If your 2x4 is big enough, go ahead and mount both endplates. Mine wasn't so I did them one at a time.

After screwing the endplate down to the 2x4, the next step is center punching starting marks for the drill. Any drill bit will "walk" slightly unless you provide an indentation for the tip of the drill bit. This allows the bit to grip the metal and start cutting before it has a chance to move. If we were using a drill press, you don't have to do this (depending on the quality of the press). However, in the interests of all the MAX builders out there, we're trying to do this with only a hand cordless drill, so the center punching is needed.

This one is a typical Craftsman center punch that came in car tool set I purchased many years ago. Place it on the intersection of the centerlines for a hole, and give it a whack with the hammer.

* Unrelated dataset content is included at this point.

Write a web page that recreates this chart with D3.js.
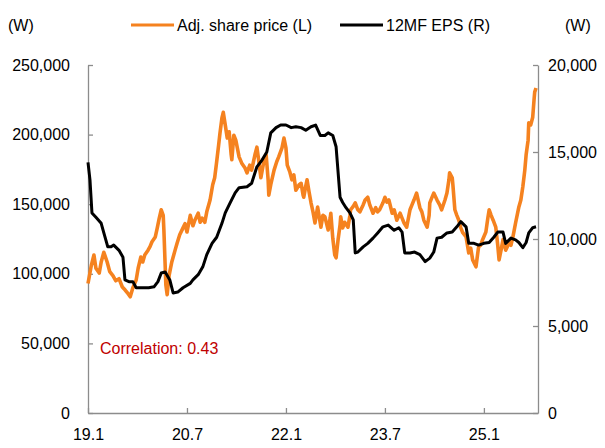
<!DOCTYPE html>
<html>
<head>
<meta charset="utf-8">
<script src="https://cdn.jsdelivr.net/npm/d3@7"></script>
<style>
  body { margin: 0; background: #fff; }
  text { font-family: "Liberation Sans", Arial, sans-serif; }
</style>
</head>
<body>
<div id="chart"></div>
<script>
// Chart size
const WIDTH = 605, HEIGHT = 448;
const margin = {top: 65, right: 67, bottom: 35, left: 88};

// x axis ticks (decimal years) and their labels
const yearTicks = [2019, 2020.5, 2022, 2023.5, 2025];
const yearTickLabels = ["19.1", "20.7", "22.1", "23.7", "25.1"];
const yearEnd = 2025.82;

// Axis ticks
const priceTicks = [0, 50000, 100000, 150000, 200000, 250000];
const epsTicks = [0, 5000, 10000, 15000, 20000];

// Adjusted share price (L)
const priceYears = [
  2019.00, 2019.05, 2019.09, 2019.12, 2019.17, 2019.20, 2019.24, 2019.29, 2019.33, 2019.38,
  2019.42, 2019.47, 2019.52, 2019.56, 2019.61, 2019.64, 2019.68, 2019.73, 2019.76, 2019.80,
  2019.83, 2019.86, 2019.91, 2019.94, 2019.97, 2020.02, 2020.05, 2020.08, 2020.11, 2020.14,
  2020.15, 2020.18, 2020.20, 2020.23, 2020.27, 2020.32, 2020.35, 2020.39, 2020.44, 2020.47,
  2020.50, 2020.55, 2020.59, 2020.62, 2020.67, 2020.70, 2020.73, 2020.77, 2020.80, 2020.85,
  2020.89, 2020.92, 2020.95, 2020.98, 2021.00, 2021.03, 2021.05, 2021.08, 2021.11, 2021.14,
  2021.17, 2021.18, 2021.21, 2021.24, 2021.29, 2021.33, 2021.38, 2021.41, 2021.45, 2021.48,
  2021.53, 2021.56, 2021.59, 2021.62, 2021.67, 2021.70, 2021.73, 2021.74, 2021.77, 2021.82,
  2021.86, 2021.89, 2021.94, 2021.97, 2022.00, 2022.02, 2022.06, 2022.09, 2022.12, 2022.15,
  2022.20, 2022.23, 2022.26, 2022.27, 2022.30, 2022.32, 2022.35, 2022.38, 2022.41, 2022.44,
  2022.48, 2022.53, 2022.56, 2022.59, 2022.64, 2022.67, 2022.68, 2022.71, 2022.74, 2022.76,
  2022.79, 2022.82, 2022.83, 2022.86, 2022.89, 2022.94, 2022.97, 2022.98, 2023.02, 2023.05,
  2023.09, 2023.12, 2023.17, 2023.20, 2023.24, 2023.27, 2023.32, 2023.36, 2023.39, 2023.42,
  2023.47, 2023.50, 2023.53, 2023.56, 2023.61, 2023.64, 2023.68, 2023.73, 2023.76, 2023.79,
  2023.83, 2023.88, 2023.91, 2023.94, 2023.98, 2024.03, 2024.06, 2024.09, 2024.14, 2024.17,
  2024.18, 2024.21, 2024.24, 2024.29, 2024.33, 2024.36, 2024.41, 2024.44, 2024.47, 2024.48,
  2024.52, 2024.53, 2024.56, 2024.59, 2024.62, 2024.65, 2024.68, 2024.73, 2024.77, 2024.80,
  2024.83, 2024.88, 2024.92, 2024.95, 2024.98, 2025.03, 2025.06, 2025.08, 2025.11, 2025.14,
  2025.18, 2025.21, 2025.23, 2025.26, 2025.29, 2025.33, 2025.38, 2025.41, 2025.44, 2025.48,
  2025.53, 2025.56, 2025.59, 2025.62, 2025.64, 2025.67, 2025.68, 2025.71, 2025.74, 2025.76,
  2025.77, 2025.79
];
const priceValues = [
  93000, 106000, 113500, 104000, 100500, 108500, 115500, 108500, 101500, 98500,
  95000, 96500, 90500, 88500, 85500, 83500, 90000, 95500, 104000, 112000,
  108500, 113500, 117000, 119500, 123000, 126500, 133000, 140000, 146000, 142000,
  131500, 92000, 85000, 99000, 108500, 117000, 122000, 128000, 133000, 136000,
  130000, 142000, 134500, 138500, 143500, 137000, 140000, 137000, 144500, 153000,
  164000, 169000, 180500, 192500, 201000, 212000, 216000, 207000, 197500, 202000,
  185500, 182000, 199500, 196000, 184000, 179500, 176000, 172500, 178000, 174500,
  185500, 191000, 180500, 169000, 182000, 185500, 167500, 156500, 164000, 174500,
  180500, 184000, 190500, 197500, 190500, 178000, 173000, 167500, 171000, 160000,
  164000, 165000, 156500, 155000, 163000, 167500, 159000, 151000, 144500, 136500,
  148000, 133500, 142000, 141000, 131500, 140000, 143500, 125500, 113500, 111500,
  124500, 135000, 141000, 133000, 137000, 133500, 142000, 146000, 148500, 151000,
  146000, 144500, 149500, 153000, 155000, 149500, 143500, 147500, 144500, 146000,
  151000, 155000, 151500, 153000, 143500, 146000, 138500, 143500, 140000, 136500,
  133500, 146000, 149500, 153000, 158000, 147500, 144500, 138500, 133500, 142000,
  151000, 154500, 158000, 153000, 149500, 146000, 153000, 158000, 167500, 172500,
  169000, 164000, 146000, 142000, 138500, 133000, 129500, 126500, 115000, 118500,
  110000, 105000, 119500, 120500, 124500, 130000, 140000, 146000, 142000, 138500,
  133500, 120500, 110000, 117000, 124500, 117000, 122000, 120500, 126500, 136500,
  148000, 153000, 162500, 174500, 185500, 196000, 208500, 207000, 212500, 225000,
  230500, 233500
];

// 12-month forward EPS (R)
const epsYears = [
  2019.00, 2019.03, 2019.06, 2019.12, 2019.20, 2019.24, 2019.30, 2019.35, 2019.39, 2019.47,
  2019.53, 2019.56, 2019.62, 2019.68, 2019.73, 2019.83, 2019.92, 2020.00, 2020.06, 2020.11,
  2020.17, 2020.24, 2020.29, 2020.36, 2020.44, 2020.55, 2020.59, 2020.67, 2020.74, 2020.80,
  2020.88, 2020.95, 2021.03, 2021.08, 2021.15, 2021.23, 2021.29, 2021.41, 2021.48, 2021.56,
  2021.64, 2021.71, 2021.77, 2021.85, 2021.92, 2022.00, 2022.08, 2022.15, 2022.23, 2022.30,
  2022.38, 2022.45, 2022.52, 2022.59, 2022.64, 2022.71, 2022.76, 2022.82, 2022.86, 2022.91,
  2022.97, 2023.02, 2023.05, 2023.09, 2023.17, 2023.24, 2023.32, 2023.39, 2023.47, 2023.55,
  2023.64, 2023.71, 2023.76, 2023.80, 2023.88, 2023.95, 2024.03, 2024.11, 2024.18, 2024.24,
  2024.29, 2024.36, 2024.44, 2024.52, 2024.59, 2024.65, 2024.73, 2024.77, 2024.85, 2024.92,
  2025.00, 2025.08, 2025.15, 2025.21, 2025.29, 2025.33, 2025.41, 2025.48, 2025.53, 2025.59,
  2025.64, 2025.68, 2025.74, 2025.79
];
const epsValues = [
  14400, 13400, 11500, 11250, 10900, 10350, 9550, 9550, 9650, 9350,
  8950, 7650, 7550, 7550, 7200, 7200, 7200, 7250, 7550, 8050,
  8100, 7650, 6900, 6950, 7200, 7450, 7650, 7950, 8400, 9100,
  9750, 10100, 10900, 11500, 12050, 12650, 12950, 13000, 13200, 14150,
  14550, 15000, 16100, 16400, 16550, 16550, 16400, 16450, 16400, 16250,
  16450, 16550, 15950, 15950, 16100, 15950, 15300, 12400, 12100, 11800,
  11500, 11100, 9200, 9250, 9550, 9750, 10050, 10350, 10700, 10800,
  10500, 10650, 10400, 9200, 9200, 9250, 9100, 8700, 8900, 9250,
  10050, 10100, 10350, 10400, 10700, 11000, 10700, 9750, 9750, 9650,
  9750, 9800, 10100, 10400, 10400, 9750, 10050, 9950, 9800, 9500,
  9800, 10350, 10650, 10700
];

const priceData = priceYears.map((t, i) => ({t: t, v: priceValues[i]}));
const epsData = epsYears.map((t, i) => ({t: t, v: epsValues[i]}));

let svg = d3.select("#chart")
    .append("svg")
    .attr("width", WIDTH)
    .attr("height", HEIGHT);

// Scales
let x = d3.scaleLinear()
    .domain([2019, yearEnd])
    .range([margin.left, WIDTH - margin.right]);

let yLeft = d3.scaleLinear()
    .domain([0, 250000])
    .range([HEIGHT - margin.bottom, margin.top]);

let yRight = d3.scaleLinear()
    .domain([0, 20000])
    .range([HEIGHT - margin.bottom, margin.top]);

const AXIS_COLOR = "#8c8c8c";

// Left axis (share price)
let leftAxis = svg.append("g")
    .attr("transform", `translate(${margin.left}, 0)`)
    .call(d3.axisLeft(yLeft)
        .tickValues(priceTicks)
        .tickFormat(d3.format(","))
        .tickSize(-5)
        .tickSizeOuter(0)
        .tickPadding(18));

// Right axis (EPS)
let rightAxis = svg.append("g")
    .attr("transform", `translate(${WIDTH - margin.right}, 0)`)
    .call(d3.axisRight(yRight)
        .tickValues(epsTicks)
        .tickFormat(d3.format(","))
        .tickSize(-5)
        .tickSizeOuter(0)
        .tickPadding(10));

// Bottom axis (time)
let bottomAxis = svg.append("g")
    .attr("transform", `translate(0, ${HEIGHT - margin.bottom})`)
    .call(d3.axisBottom(x)
        .tickValues(yearTicks)
        .tickFormat((d, i) => yearTickLabels[i])
        .tickSize(-5)
        .tickSizeOuter(0)
        .tickPadding(16));

[leftAxis, rightAxis, bottomAxis].forEach(function(g) {
    g.select(".domain").attr("stroke", AXIS_COLOR).attr("stroke-width", 1.3);
    g.selectAll(".tick line").attr("stroke", AXIS_COLOR).attr("stroke-width", 1.3);
    g.selectAll(".tick text")
        .attr("fill", "#000")
        .style("font-size", "16px")
        .style("font-family", "Liberation Sans");
});

// Lines
let priceLine = d3.line()
    .x(d => x(d.t))
    .y(d => yLeft(d.v));

let epsLine = d3.line()
    .x(d => x(d.t))
    .y(d => yRight(d.v));

svg.append("path")
    .datum(priceData)
    .attr("fill", "none")
    .attr("stroke", "#F5821F")
    .attr("stroke-width", 3.6)
    .attr("stroke-linejoin", "round")
    .attr("d", priceLine);

svg.append("path")
    .datum(epsData)
    .attr("fill", "none")
    .attr("stroke", "#000")
    .attr("stroke-width", 3)
    .attr("stroke-linejoin", "round")
    .attr("d", epsLine);

// Unit labels
svg.append("text")
    .attr("x", 8)
    .attr("y", 31)
    .style("font-size", "16px")
    .text("(W)");

svg.append("text")
    .attr("x", 565)
    .attr("y", 31)
    .style("font-size", "16px")
    .text("(W)");

// Legend
const legendItems = [
    {label: "Adj. share price (L)", color: "#F5821F", x: 131},
    {label: "12MF EPS (R)", color: "#000", x: 340}
];

legendItems.forEach(function(item) {
    svg.append("line")
        .attr("x1", item.x)
        .attr("x2", item.x + 43)
        .attr("y1", 25)
        .attr("y2", 25)
        .attr("stroke", item.color)
        .attr("stroke-width", 3);
    svg.append("text")
        .attr("x", item.x + 46)
        .attr("y", 31)
        .style("font-size", "16px")
        .text(item.label);
});

// Correlation note
svg.append("text")
    .attr("x", 100)
    .attr("y", 354)
    .attr("fill", "#C00000")
    .style("font-size", "16px")
    .text("Correlation: 0.43");
</script>
</body>
</html>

Here we see the holes center punched.

The next step is to select the proper drill bit - a step drill bit, for sure. These are three that come in a pouch for $9.99 at Harbor Freight. Not the best quality and they have their own centering errors, but more than adequate for the MAX case is proper care is taken.

Drilling the holes in earnest. That's a piece of black electrical tape on the bit. It's a good idea to determine the size step on the bit for the diameter hole you need to drill, then apply the tape to the next step up. This helps prevent you from drilling too deep, which in the case of a step drill, would mean a hole too big.
All of the holes for the front end plate are drilled here: RK27 pot shaft, T-1-3/4 LED panel bezel, Neutrik board-mounted jack, and 3.5mm barrel type jack at the top.
... and we remove the paper template from the surface of the endplate.
This image illustrates typical results - a very nicely preserved surface finish - protected during work by the paper template. Also shown are the burrs that may develop on the back side and in the hole.
I use a Leatherman to clean up the holes. The knife portion is more than enough to cut off the edge trim on the edge of a hole, and the awl makes an excellent little planer on the inside circumference of the holes. Both work together to give smooth, burr-free holes.